Platform Speed Comparison
Show total test time per platform for each suite. Compute relative speed factors
(e.g., "Windows is 1.4x slower than Ubuntu Node 24"). Key patterns to highlight:
- Node 22 vs Node 24: Node 22 can be 2-4x slower on SSR-heavy tests due to V8
performance differences. Look for tests where the Node 22 duration is >2x the Node 24
duration on the same OS.
- Windows overhead: Windows is typically 1.3-2.2x slower than Ubuntu.
- macOS: Usually the fastest runner (Apple Silicon).
Per-Suite Tables (one per suite type)
For Astro and Integrations, create a table of the top 30-50 slowest tests:
| # | Test Suite | Ubuntu 22 | Ubuntu 24 | macOS 24 | Windows 24 | Avg |
Fill platform columns with the duration in seconds from platformDurations. Use "-" if
a test didn't run on that platform.
Include the distribution summary below each table:
- Bucket counts (>10s, 5-10s, 2-5s, 1-2s, <1s)
- Concentration (what % of total time the top 10/20/30 tests represent)
For E2E, show a simpler table with browser, test count, duration, and flaky/skipped counts
per platform.
Node Version Comparison (if both Node 22 and 24 are present)

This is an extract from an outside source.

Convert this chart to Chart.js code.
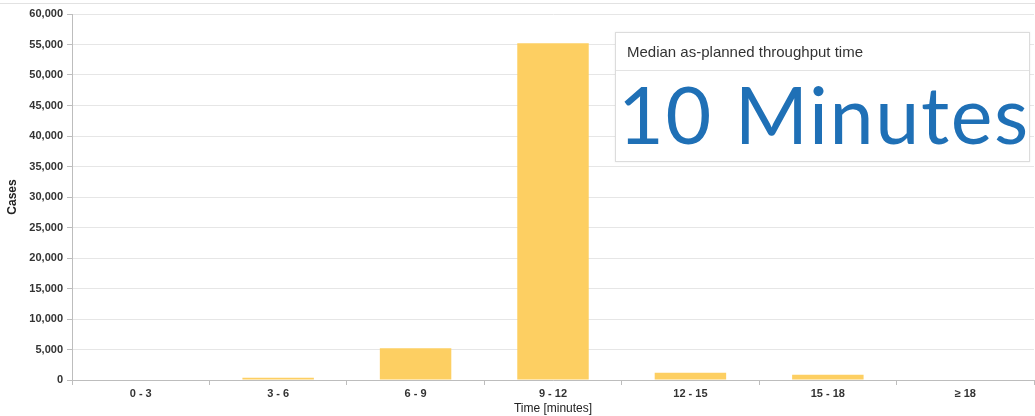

Show the tests with the biggest absolute slowdown between Node versions on the same OS
(Ubuntu). Sort by absolute time difference, not ratio, since a 3x slowdown on a 1s test
matters less than a 2x slowdown on a 20s test.
Recommendations
Based on the data, highlight:
- Outlier tests — Anything >20s on any platform deserves investigation
- High Node 22 regression — Tests that are >2x slower on Node 22 may share a common
cause (e.g., SSR server startup, Vite dev server)
- Platform-specific anomalies — Tests much slower on one platform than others
- Concentration — If the top 10 tests represent >10% of total time, optimizing those
few tests has outsized impact on CI wall time
- Flaky E2E tests — Tests that appear in the flaky list across runs are candidates
for stabilization or isolation
Tips
- If the user asks to compare two runs, download both logs and run the script on each,
then diff the results.
- For deeper analysis of a specific slow test, grep the log file for that test name to
see its full output including child test durations.
- The Astro suite runs in three phases: unit tests (
test/units/**/*.test.ts), integration
tests (test/*.test.js), and type tests. The unit tests are fast; integration tests
dominate the runtime.
- Integration package tests run via Turbo with
--concurrency=auto, so package-level
parallelism exists but individual test files run sequentially within each package.